> [OBJECTIVE]:
Go through the material and write it all out exactly, minus the pictures.

> [INFORMATION SHOWN]:
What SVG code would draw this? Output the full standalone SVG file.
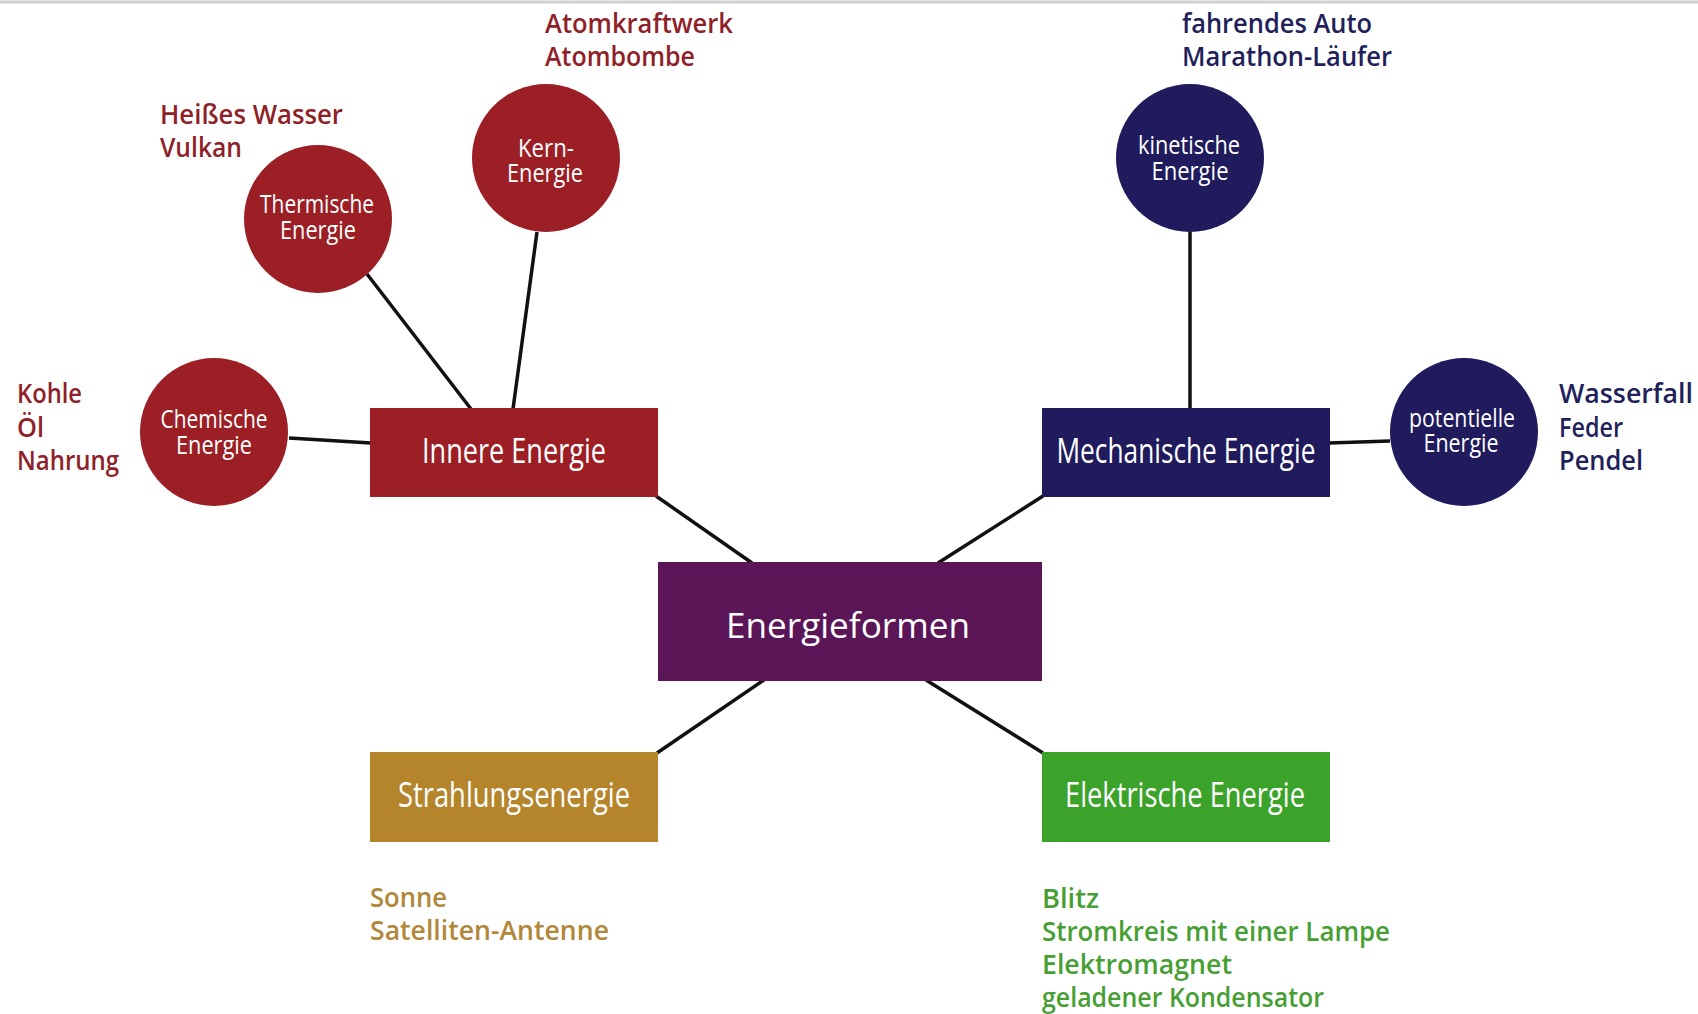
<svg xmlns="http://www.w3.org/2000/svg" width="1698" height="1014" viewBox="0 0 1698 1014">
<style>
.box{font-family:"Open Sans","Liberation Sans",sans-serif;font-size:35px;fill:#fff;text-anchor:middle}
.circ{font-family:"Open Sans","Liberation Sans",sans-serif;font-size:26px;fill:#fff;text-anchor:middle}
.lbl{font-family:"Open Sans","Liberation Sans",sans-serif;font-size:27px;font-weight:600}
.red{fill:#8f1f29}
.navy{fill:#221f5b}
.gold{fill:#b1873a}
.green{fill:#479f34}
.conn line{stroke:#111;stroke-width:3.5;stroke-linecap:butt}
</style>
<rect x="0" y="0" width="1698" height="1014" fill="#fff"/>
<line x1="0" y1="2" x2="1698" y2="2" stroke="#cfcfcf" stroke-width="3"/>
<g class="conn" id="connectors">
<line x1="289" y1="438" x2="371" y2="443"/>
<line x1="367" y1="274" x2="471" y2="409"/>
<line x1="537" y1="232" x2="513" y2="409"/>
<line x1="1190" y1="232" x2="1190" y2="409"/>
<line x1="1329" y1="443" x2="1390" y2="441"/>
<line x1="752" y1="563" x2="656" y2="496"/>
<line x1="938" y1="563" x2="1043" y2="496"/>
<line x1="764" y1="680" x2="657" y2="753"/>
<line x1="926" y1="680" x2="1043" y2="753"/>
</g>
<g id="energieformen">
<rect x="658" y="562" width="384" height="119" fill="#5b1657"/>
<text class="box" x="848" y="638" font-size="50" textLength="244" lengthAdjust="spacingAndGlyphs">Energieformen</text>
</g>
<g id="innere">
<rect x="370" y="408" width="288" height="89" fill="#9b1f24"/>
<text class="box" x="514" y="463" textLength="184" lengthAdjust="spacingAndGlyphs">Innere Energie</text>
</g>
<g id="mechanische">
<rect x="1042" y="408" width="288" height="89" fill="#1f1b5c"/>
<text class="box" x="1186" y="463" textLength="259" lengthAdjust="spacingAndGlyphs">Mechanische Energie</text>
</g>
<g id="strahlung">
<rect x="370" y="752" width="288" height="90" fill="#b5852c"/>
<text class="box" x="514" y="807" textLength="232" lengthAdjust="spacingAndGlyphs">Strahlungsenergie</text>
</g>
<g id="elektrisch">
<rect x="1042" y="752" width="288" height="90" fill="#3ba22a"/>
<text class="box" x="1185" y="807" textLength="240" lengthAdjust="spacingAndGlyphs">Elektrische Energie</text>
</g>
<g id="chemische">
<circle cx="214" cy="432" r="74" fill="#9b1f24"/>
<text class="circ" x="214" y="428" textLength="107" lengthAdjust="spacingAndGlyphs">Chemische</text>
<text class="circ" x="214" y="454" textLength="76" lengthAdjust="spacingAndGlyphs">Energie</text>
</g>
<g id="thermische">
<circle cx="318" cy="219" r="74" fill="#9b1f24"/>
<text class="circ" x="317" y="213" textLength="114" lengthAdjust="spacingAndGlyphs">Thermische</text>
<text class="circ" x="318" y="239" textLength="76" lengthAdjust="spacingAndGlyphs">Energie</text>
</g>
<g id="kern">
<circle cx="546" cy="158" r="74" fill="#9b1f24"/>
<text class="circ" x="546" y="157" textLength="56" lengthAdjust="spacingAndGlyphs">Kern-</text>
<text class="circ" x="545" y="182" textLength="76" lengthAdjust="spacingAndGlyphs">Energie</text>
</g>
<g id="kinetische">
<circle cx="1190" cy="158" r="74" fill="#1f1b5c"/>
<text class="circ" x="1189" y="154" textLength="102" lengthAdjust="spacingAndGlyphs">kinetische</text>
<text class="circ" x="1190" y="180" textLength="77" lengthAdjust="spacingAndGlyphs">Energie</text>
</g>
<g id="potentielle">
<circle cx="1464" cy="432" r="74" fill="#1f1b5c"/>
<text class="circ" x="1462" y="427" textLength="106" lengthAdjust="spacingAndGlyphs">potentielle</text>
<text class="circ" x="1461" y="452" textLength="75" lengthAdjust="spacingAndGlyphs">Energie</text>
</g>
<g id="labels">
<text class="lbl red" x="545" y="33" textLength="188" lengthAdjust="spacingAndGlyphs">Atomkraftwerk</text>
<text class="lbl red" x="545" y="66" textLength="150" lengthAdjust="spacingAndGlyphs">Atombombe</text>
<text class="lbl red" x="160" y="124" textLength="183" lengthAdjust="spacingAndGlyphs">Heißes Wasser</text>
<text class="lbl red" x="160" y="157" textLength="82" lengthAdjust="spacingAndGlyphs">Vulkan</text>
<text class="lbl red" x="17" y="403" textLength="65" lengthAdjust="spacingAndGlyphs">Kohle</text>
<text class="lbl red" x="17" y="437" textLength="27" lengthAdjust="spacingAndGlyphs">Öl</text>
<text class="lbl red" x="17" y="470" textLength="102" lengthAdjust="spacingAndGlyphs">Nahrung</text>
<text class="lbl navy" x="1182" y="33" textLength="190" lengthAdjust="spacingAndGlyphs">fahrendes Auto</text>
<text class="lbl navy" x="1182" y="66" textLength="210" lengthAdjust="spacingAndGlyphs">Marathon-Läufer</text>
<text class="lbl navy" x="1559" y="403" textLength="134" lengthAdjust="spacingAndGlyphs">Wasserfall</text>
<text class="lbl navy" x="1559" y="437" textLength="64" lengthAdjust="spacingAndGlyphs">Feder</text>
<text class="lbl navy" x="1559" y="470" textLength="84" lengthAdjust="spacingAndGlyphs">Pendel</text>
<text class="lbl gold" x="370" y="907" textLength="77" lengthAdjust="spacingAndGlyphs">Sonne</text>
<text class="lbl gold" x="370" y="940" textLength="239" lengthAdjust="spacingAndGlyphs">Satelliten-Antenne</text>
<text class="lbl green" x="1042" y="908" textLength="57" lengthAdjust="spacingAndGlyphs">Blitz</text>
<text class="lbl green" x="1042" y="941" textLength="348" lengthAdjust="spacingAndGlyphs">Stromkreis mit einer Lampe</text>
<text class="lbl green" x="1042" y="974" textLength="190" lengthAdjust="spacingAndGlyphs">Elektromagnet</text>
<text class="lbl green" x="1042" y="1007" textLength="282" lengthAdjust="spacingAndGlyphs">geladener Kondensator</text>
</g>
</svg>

> [RESPONSE TO THE TASK]:
What SVG code would draw this? Output the full standalone SVG file.
<svg xmlns="http://www.w3.org/2000/svg" width="1698" height="1014" viewBox="0 0 1698 1014">
<style>
.box{font-family:"Open Sans","Liberation Sans",sans-serif;font-size:35px;fill:#fff;text-anchor:middle}
.circ{font-family:"Open Sans","Liberation Sans",sans-serif;font-size:26px;fill:#fff;text-anchor:middle}
.lbl{font-family:"Open Sans","Liberation Sans",sans-serif;font-size:27px;font-weight:600}
.red{fill:#8f1f29}
.navy{fill:#221f5b}
.gold{fill:#b1873a}
.green{fill:#479f34}
.conn line{stroke:#111;stroke-width:3.5;stroke-linecap:butt}
</style>
<rect x="0" y="0" width="1698" height="1014" fill="#fff"/>
<line x1="0" y1="2" x2="1698" y2="2" stroke="#cfcfcf" stroke-width="3"/>
<g class="conn" id="connectors">
<line x1="289" y1="438" x2="371" y2="443"/>
<line x1="367" y1="274" x2="471" y2="409"/>
<line x1="537" y1="232" x2="513" y2="409"/>
<line x1="1190" y1="232" x2="1190" y2="409"/>
<line x1="1329" y1="443" x2="1390" y2="441"/>
<line x1="752" y1="563" x2="656" y2="496"/>
<line x1="938" y1="563" x2="1043" y2="496"/>
<line x1="764" y1="680" x2="657" y2="753"/>
<line x1="926" y1="680" x2="1043" y2="753"/>
</g>
<g id="energieformen">
<rect x="658" y="562" width="384" height="119" fill="#5b1657"/>
<text class="box" x="848" y="638" font-size="50" textLength="244" lengthAdjust="spacingAndGlyphs">Energieformen</text>
</g>
<g id="innere">
<rect x="370" y="408" width="288" height="89" fill="#9b1f24"/>
<text class="box" x="514" y="463" textLength="184" lengthAdjust="spacingAndGlyphs">Innere Energie</text>
</g>
<g id="mechanische">
<rect x="1042" y="408" width="288" height="89" fill="#1f1b5c"/>
<text class="box" x="1186" y="463" textLength="259" lengthAdjust="spacingAndGlyphs">Mechanische Energie</text>
</g>
<g id="strahlung">
<rect x="370" y="752" width="288" height="90" fill="#b5852c"/>
<text class="box" x="514" y="807" textLength="232" lengthAdjust="spacingAndGlyphs">Strahlungsenergie</text>
</g>
<g id="elektrisch">
<rect x="1042" y="752" width="288" height="90" fill="#3ba22a"/>
<text class="box" x="1185" y="807" textLength="240" lengthAdjust="spacingAndGlyphs">Elektrische Energie</text>
</g>
<g id="chemische">
<circle cx="214" cy="432" r="74" fill="#9b1f24"/>
<text class="circ" x="214" y="428" textLength="107" lengthAdjust="spacingAndGlyphs">Chemische</text>
<text class="circ" x="214" y="454" textLength="76" lengthAdjust="spacingAndGlyphs">Energie</text>
</g>
<g id="thermische">
<circle cx="318" cy="219" r="74" fill="#9b1f24"/>
<text class="circ" x="317" y="213" textLength="114" lengthAdjust="spacingAndGlyphs">Thermische</text>
<text class="circ" x="318" y="239" textLength="76" lengthAdjust="spacingAndGlyphs">Energie</text>
</g>
<g id="kern">
<circle cx="546" cy="158" r="74" fill="#9b1f24"/>
<text class="circ" x="546" y="157" textLength="56" lengthAdjust="spacingAndGlyphs">Kern-</text>
<text class="circ" x="545" y="182" textLength="76" lengthAdjust="spacingAndGlyphs">Energie</text>
</g>
<g id="kinetische">
<circle cx="1190" cy="158" r="74" fill="#1f1b5c"/>
<text class="circ" x="1189" y="154" textLength="102" lengthAdjust="spacingAndGlyphs">kinetische</text>
<text class="circ" x="1190" y="180" textLength="77" lengthAdjust="spacingAndGlyphs">Energie</text>
</g>
<g id="potentielle">
<circle cx="1464" cy="432" r="74" fill="#1f1b5c"/>
<text class="circ" x="1462" y="427" textLength="106" lengthAdjust="spacingAndGlyphs">potentielle</text>
<text class="circ" x="1461" y="452" textLength="75" lengthAdjust="spacingAndGlyphs">Energie</text>
</g>
<g id="labels">
<text class="lbl red" x="545" y="33" textLength="188" lengthAdjust="spacingAndGlyphs">Atomkraftwerk</text>
<text class="lbl red" x="545" y="66" textLength="150" lengthAdjust="spacingAndGlyphs">Atombombe</text>
<text class="lbl red" x="160" y="124" textLength="183" lengthAdjust="spacingAndGlyphs">Heißes Wasser</text>
<text class="lbl red" x="160" y="157" textLength="82" lengthAdjust="spacingAndGlyphs">Vulkan</text>
<text class="lbl red" x="17" y="403" textLength="65" lengthAdjust="spacingAndGlyphs">Kohle</text>
<text class="lbl red" x="17" y="437" textLength="27" lengthAdjust="spacingAndGlyphs">Öl</text>
<text class="lbl red" x="17" y="470" textLength="102" lengthAdjust="spacingAndGlyphs">Nahrung</text>
<text class="lbl navy" x="1182" y="33" textLength="190" lengthAdjust="spacingAndGlyphs">fahrendes Auto</text>
<text class="lbl navy" x="1182" y="66" textLength="210" lengthAdjust="spacingAndGlyphs">Marathon-Läufer</text>
<text class="lbl navy" x="1559" y="403" textLength="134" lengthAdjust="spacingAndGlyphs">Wasserfall</text>
<text class="lbl navy" x="1559" y="437" textLength="64" lengthAdjust="spacingAndGlyphs">Feder</text>
<text class="lbl navy" x="1559" y="470" textLength="84" lengthAdjust="spacingAndGlyphs">Pendel</text>
<text class="lbl gold" x="370" y="907" textLength="77" lengthAdjust="spacingAndGlyphs">Sonne</text>
<text class="lbl gold" x="370" y="940" textLength="239" lengthAdjust="spacingAndGlyphs">Satelliten-Antenne</text>
<text class="lbl green" x="1042" y="908" textLength="57" lengthAdjust="spacingAndGlyphs">Blitz</text>
<text class="lbl green" x="1042" y="941" textLength="348" lengthAdjust="spacingAndGlyphs">Stromkreis mit einer Lampe</text>
<text class="lbl green" x="1042" y="974" textLength="190" lengthAdjust="spacingAndGlyphs">Elektromagnet</text>
<text class="lbl green" x="1042" y="1007" textLength="282" lengthAdjust="spacingAndGlyphs">geladener Kondensator</text>
</g>
</svg>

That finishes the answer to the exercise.